As another semester of university ends and life settles into a different rythme, the expanse of free time I always anticipate enjoying never quite seems to arrive. Nonetheless, in stolen moments I have been able to assail my reading list, long neglected in the last few months.

At the moment I am devouring the poetry of G K Chesterton. I have encountered Chesterton before. More than that, in fact; I can say I have greatly profited from his durable and peerless wisdom in reading some of his essays and non-fiction work. A good friend, however, recently exposed me to some of his poems and admittedly, I was instantly snared.

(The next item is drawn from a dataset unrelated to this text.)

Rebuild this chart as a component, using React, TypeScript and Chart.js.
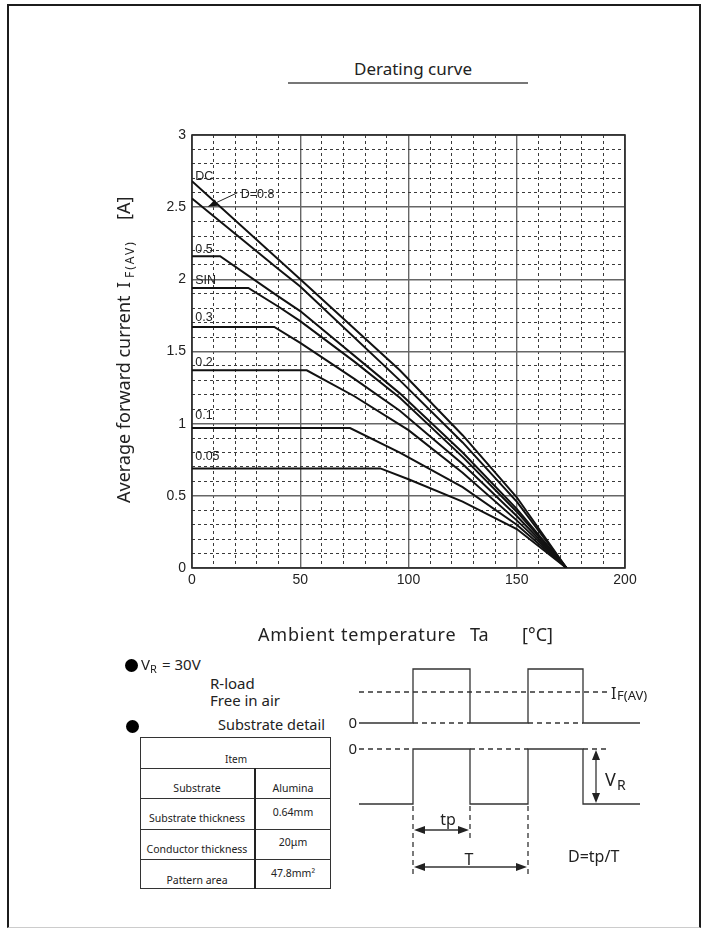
import React, { useEffect, useRef } from 'react';
import { Chart, registerables } from 'chart.js';

Chart.register(...registerables);

// ---- data ----
const seriesNames = ['DC', 'D=0.8', '0.5', 'SIN', '0.3', '0.2', '0.1', '0.05'];

const dcTemp = [0, 50, 96, 125, 150, 173];
const dcCurrent = [2.68, 2.0, 1.37, 0.92, 0.49, 0];
const d08Temp = [0, 40, 50, 96, 125, 150, 173];
const d08Current = [2.56, 2.07, 1.95, 1.3, 0.87, 0.46, 0];
const d05Temp = [0, 13, 40, 50, 96, 125, 150, 173];
const d05Current = [2.16, 2.16, 1.88, 1.78, 1.21, 0.8, 0.41, 0];
const sinTemp = [0, 26, 40, 50, 75, 96, 125, 150, 173];
const sinCurrent = [1.94, 1.94, 1.81, 1.71, 1.43, 1.18, 0.77, 0.39, 0];
const d03Temp = [0, 38, 50, 75, 96, 125, 150, 173];
const d03Current = [1.67, 1.67, 1.56, 1.31, 1.09, 0.72, 0.36, 0];
const d02Temp = [0, 53, 75, 100, 125, 150, 173];
const d02Current = [1.37, 1.37, 1.19, 0.955, 0.66, 0.33, 0];
const d01Temp = [0, 73, 96, 125, 150, 173];
const d01Current = [0.97, 0.97, 0.8, 0.56, 0.3, 0];
const d005Temp = [0, 87, 100, 125, 150, 173];
const d005Current = [0.69, 0.69, 0.615, 0.46, 0.27, 0];

const seriesTemps = [dcTemp, d08Temp, d05Temp, sinTemp, d03Temp, d02Temp, d01Temp, d005Temp];
const seriesCurrents = [dcCurrent, d08Current, d05Current, sinCurrent, d03Current, d02Current, d01Current, d005Current];

// curve labels, anchored in data units
const labelTexts = ['DC', 'D=0.8', '0.5', 'SIN', '0.3', '0.2', '0.1', '0.05'];
const labelTemp = [1.5, 22.5, 1.5, 1.5, 1.5, 1.5, 1.5, 1.5];
const labelCurrent = [2.69, 2.565, 2.18, 1.97, 1.71, 1.4, 1.035, 0.745];
const leaderFrom = [21, 2.6];
const leaderTo = [7.5, 2.505];

const xMin = 0;
const xMax = 200;
const xMajor = 50;
const xMinor = 10;
const yMin = 0;
const yMax = 3;
const yMajor = 0.5;
const yMinor = 0.1;

const isMajor = (v: number, step: number) => Math.abs(v / step - Math.round(v / step)) < 1e-6;

const annotPlugin = {
  id: 'annot',
  beforeDatasetsDraw(chart: any) {
    const { ctx, chartArea: a } = chart;
    ctx.save();
    ctx.strokeStyle = '#2a2a2a';
    ctx.lineWidth = 1.6;
    ctx.strokeRect(a.left, a.top, a.right - a.left, a.bottom - a.top);
    ctx.restore();
  },
  afterDatasetsDraw(chart: any) {
    const { ctx } = chart;
    const xs = chart.scales.x;
    const ys = chart.scales.y;
    ctx.save();
    ctx.font = '12.5px "Liberation Sans", Arial, sans-serif';
    ctx.fillStyle = '#222';
    ctx.textBaseline = 'alphabetic';
    labelTexts.forEach((t, i) => {
      ctx.fillText(t, xs.getPixelForValue(labelTemp[i]), ys.getPixelForValue(labelCurrent[i]));
    });
    const x1 = xs.getPixelForValue(leaderFrom[0]);
    const y1 = ys.getPixelForValue(leaderFrom[1]);
    const x2 = xs.getPixelForValue(leaderTo[0]);
    const y2 = ys.getPixelForValue(leaderTo[1]);
    ctx.strokeStyle = '#222';
    ctx.lineWidth = 1;
    ctx.beginPath();
    ctx.moveTo(x1, y1);
    ctx.lineTo(x2, y2);
    ctx.stroke();
    const ang = Math.atan2(y2 - y1, x2 - x1);
    const L = 9;
    const W = 3.5;
    ctx.beginPath();
    ctx.moveTo(x2, y2);
    ctx.lineTo(x2 - L * Math.cos(ang) + W * Math.sin(ang), y2 - L * Math.sin(ang) - W * Math.cos(ang));
    ctx.lineTo(x2 - L * Math.cos(ang) - W * Math.sin(ang), y2 - L * Math.sin(ang) + W * Math.cos(ang));
    ctx.closePath();
    ctx.fillStyle = '#111';
    ctx.fill();
    ctx.restore();
  },
};

const NOTO = '"Noto Sans", "DejaVu Sans", sans-serif';

function Txt(props: { x: number; y: number; size: number; anchor?: string; children: any; style?: any }) {
  const { x, y, size, anchor = 'start', children, style } = props;
  const tx = anchor === 'middle' ? '-50%' : anchor === 'end' ? '-100%' : '0';
  return (
    <div
      style={{
        position: 'absolute',
        left: x,
        top: y - 1.069 * size,
        fontSize: size,
        lineHeight: 1.362,
        whiteSpace: 'nowrap',
        transform: `translateX(${tx})`,
        ...style,
      }}
    >
      {children}
    </div>
  );
}

const tableRows = [
  { left: 'Substrate', right: 'Alumina' },
  { left: 'Substrate thickness', right: '0.64mm' },
  { left: 'Conductor thickness', right: '20μm' },
  { left: 'Pattern area', right: '47.8mm²' },
];

export default function App() {
  const ref = useRef<HTMLCanvasElement>(null);

  useEffect(() => {
    const chart = new Chart(ref.current as HTMLCanvasElement, {
      type: 'line',
      data: {
        datasets: seriesNames.map((n, i) => ({
          label: n,
          data: seriesTemps[i].map((t, j) => ({ x: t, y: seriesCurrents[i][j] })),
          borderColor: '#111',
          borderWidth: 2,
          pointRadius: 0,
          tension: 0,
          fill: false,
        })),
      },
      options: {
        animation: false,
        responsive: false,
        layout: { padding: { left: 0, right: 35, top: 25, bottom: 0 } },
        plugins: { legend: { display: false }, tooltip: { enabled: false } },
        scales: {
          x: {
            type: 'linear',
            min: xMin,
            max: xMax,
            afterFit: (s: any) => {
              s.height = 72;
            },
            ticks: {
              stepSize: xMinor,
              maxTicksLimit: 100,
              autoSkip: false,
              maxRotation: 0,
              padding: 4,
              color: '#222',
              font: { family: '"Liberation Sans", Arial, sans-serif', size: 14 },
              callback: (v: any) => (isMajor(Number(v), xMajor) ? String(Math.round(Number(v))) : ''),
            },
            grid: {
              drawTicks: false,
              color: (c: any) => (c.tick && isMajor(c.tick.value, xMajor) ? '#666' : '#3a3a3a'),
              lineWidth: (c: any) => (c.tick && isMajor(c.tick.value, xMajor) ? 1.4 : 1),
            },
            border: {
              display: false,
              dash: (c: any) => (c.tick && !isMajor(c.tick.value, xMajor) ? [3, 3] : []),
            },
          },
          y: {
            type: 'linear',
            min: yMin,
            max: yMax,
            afterFit: (s: any) => {
              s.width = 92;
            },
            ticks: {
              stepSize: yMinor,
              maxTicksLimit: 100,
              autoSkip: false,
              padding: 6,
              color: '#222',
              font: { family: '"Liberation Sans", Arial, sans-serif', size: 14 },
              callback: (v: any) => {
                const n = Number(v);
                if (!isMajor(n, yMajor)) return '';
                return String(Math.round(n * 10) / 10);
              },
            },
            grid: {
              drawTicks: false,
              color: (c: any) => (c.tick && isMajor(c.tick.value, yMajor) ? '#666' : '#3a3a3a'),
              lineWidth: (c: any) => (c.tick && isMajor(c.tick.value, yMajor) ? 1.4 : 1),
            },
            border: {
              display: false,
              dash: (c: any) => (c.tick && !isMajor(c.tick.value, yMajor) ? [3, 3] : []),
            },
          },
        },
      } as any,
      plugins: [annotPlugin],
    });
    return () => chart.destroy();
  }, []);

  const dash = '5 4';
  const stroke = '#333';

  return (
    <div
      style={{
        position: 'absolute',
        left: 0,
        top: 0,
        width: 708,
        height: 929,
        overflow: 'hidden',
        background: '#fff',
        fontFamily: NOTO,
        color: '#222',
      }}
    >
      {/* page frame */}
      <div
        style={{
          position: 'absolute',
          left: 7,
          top: 4,
          width: 694,
          height: 924,
          boxSizing: 'border-box',
          border: '2px solid #1c1c1c',
          borderBottom: '1px solid #ccc',
        }}
      />

      {/* title */}
      <Txt x={413} y={75} size={17} anchor="middle">
        Derating curve
      </Txt>
      <div style={{ position: 'absolute', left: 288, top: 82, width: 240, height: 1.5, background: '#777' }} />

      {/* chart */}
      <canvas
        ref={ref}
        width={560}
        height={530}
        style={{ position: 'absolute', left: 100, top: 110, width: 560, height: 530 }}
      />

      {/* y axis title */}
      <div
        style={{
          position: 'absolute',
          left: 111,
          top: 510,
          width: 320,
          height: 30,
          transformOrigin: '0 0',
          transform: 'rotate(-90deg)',
        }}
      >
        <Txt x={7} y={19.2} size={18}>
          Average forward current
        </Txt>
        <Txt x={222} y={19.2} size={18}>
          I
        </Txt>
        <Txt x={232} y={24} size={12} style={{ letterSpacing: 2 }}>
          F(AV)
        </Txt>
        <Txt x={290} y={19.2} size={18}>
          [A]
        </Txt>
      </div>

      {/* x axis title */}
      <Txt x={258} y={641} size={18} style={{ letterSpacing: 0.8 }}>
        Ambient temperature
      </Txt>
      <Txt x={470} y={641} size={18}>
        Ta
      </Txt>
      <Txt x={522} y={641} size={18}>
        [°C]
      </Txt>

      {/* conditions */}
      <div style={{ position: 'absolute', left: 125, top: 659, width: 13, height: 13, borderRadius: '50%', background: '#000' }} />
      <Txt x={141} y={670} size={15}>
        V
      </Txt>
      <Txt x={150} y={674} size={11}>
        R
      </Txt>
      <Txt x={162} y={670} size={15}>
        = 30V
      </Txt>
      <Txt x={210} y={689} size={15}>
        R-load
      </Txt>
      <Txt x={210} y={706} size={15}>
        Free in air
      </Txt>
      <div style={{ position: 'absolute', left: 126, top: 720, width: 13, height: 13, borderRadius: '50%', background: '#000' }} />
      <Txt x={218} y={731} size={14.5}>
        Substrate detail
      </Txt>

      {/* substrate table */}
      <div
        style={{
          position: 'absolute',
          left: 140,
          top: 737,
          width: 191,
          height: 152,
          boxSizing: 'border-box',
          border: '1px solid #333',
        }}
      />
      {[768, 798, 829, 859].map((yy) => (
        <div key={yy} style={{ position: 'absolute', left: 140, top: yy, width: 191, height: 1, background: '#333' }} />
      ))}
      <div style={{ position: 'absolute', left: 254, top: 768, width: 1.5, height: 121, background: '#222' }} />
      <Txt x={236} y={764} size={10} anchor="middle">
        Item
      </Txt>
      {tableRows.map((r, i) => (
        <React.Fragment key={r.left}>
          <Txt x={197} y={[792, 822, 853, 884][i]} size={10.5} anchor="middle">
            {r.left}
          </Txt>
          <Txt x={293} y={[792, 816, 846, 877][i]} size={10.5} anchor="middle">
            {r.right}
          </Txt>
        </React.Fragment>
      ))}

      {/* waveform diagram */}
      <svg
        width={708}
        height={929}
        style={{ position: 'absolute', left: 0, top: 0, pointerEvents: 'none' }}
        fontFamily={NOTO}
      >
        <g fill="none" stroke={stroke} strokeWidth={1.3}>
          <path d="M359,723 H413 V669 H470 V723 H528 V669 H583 V723 H640" />
          <path d="M413,723 H470 M528,723 H583" strokeDasharray={dash} />
          <path d="M359,692 H610" strokeDasharray={dash} />
          <path d="M359,804 H413 V749 H470 V804 H528 V749 H583 V804 H640" />
          <path d="M359,749 H413 M470,749 H528 M583,749 H610" strokeDasharray={dash} />
          <path d="M596,758 V796" />
          <path d="M413,806 V877 M470,806 V842 M528,806 V877" strokeDasharray={dash} />
          <path d="M422,830 H461" />
          <path d="M422,867 H519" />
        </g>
        <g fill="#222" stroke="none">
          <polygon points="596,750 592,760 600,760" />
          <polygon points="596,803 592,793 600,793" />
          <polygon points="414,830 425,826 425,834" />
          <polygon points="469,830 458,826 458,834" />
          <polygon points="414,867 425,863 425,871" />
          <polygon points="527,867 516,863 516,871" />
        </g>
        <g fill="#222">
          <text x={357} y={728} fontSize={15} textAnchor="end">0</text>
          <text x={357} y={754} fontSize={15} textAnchor="end">0</text>
          <text x={611} y={699} fontSize={16}>I</text>
          <text x={617} y={700} fontSize={13}>F(AV)</text>
          <text x={605} y={786} fontSize={18}>V</text>
          <text x={617} y={790} fontSize={14}>R</text>
          <text x={448} y={825} fontSize={16} textAnchor="middle">tp</text>
          <text x={469} y={865} fontSize={16} textAnchor="middle">T</text>
          <text x={568} y={862} fontSize={16}>D=tp/T</text>
        </g>
      </svg>
    </div>
  );
}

Chesterton was able to write with that unique ability to see the sublime in the commonplace, and the commonplace in the sublime. His roles were multifold – from social critic to novelist – yet each string of words read as a carnival to the imagination, stupefying the mind as much as his sharpened, capricious wit jars our funny bone.

I have to confess too, I’m a sponge for poetry about the natural world and so this particular poem of his easily garnered my eye. It’s theology might be somewhat precarious, but for Chesterton, I believe one is able to overlook such faults. The poem is called Glencoe:

The star-crowned cliffs seemed hinged upon the sky,
The clouds are floating rags across them curled,
They open to us like the gates of God
Cloven in the last great wall of the world.

I looked and saw the valley of my soul
Where naked crests fight to achieve the skies,
Where no grain grows nor wine, no fruitful thing,
Only big words and starry blasphemies.

But you have clothed with mercy like a moss
The barren violence of its primal wars,
Sterile although they be and void of rule,
You know my shapeless crags have loved the stars.

How shall I thank you, O courageous heart,
That of this wasteful world you had no fear;
But bade it blossom in clear faith and sent
Your far flower-feeding rivers: even as here

The peat burns brimming from their cups of stone
Glow brown and blood-red down the vast decline
As if Christ stood on younder clouded peak
And turned its thousand waters into wine.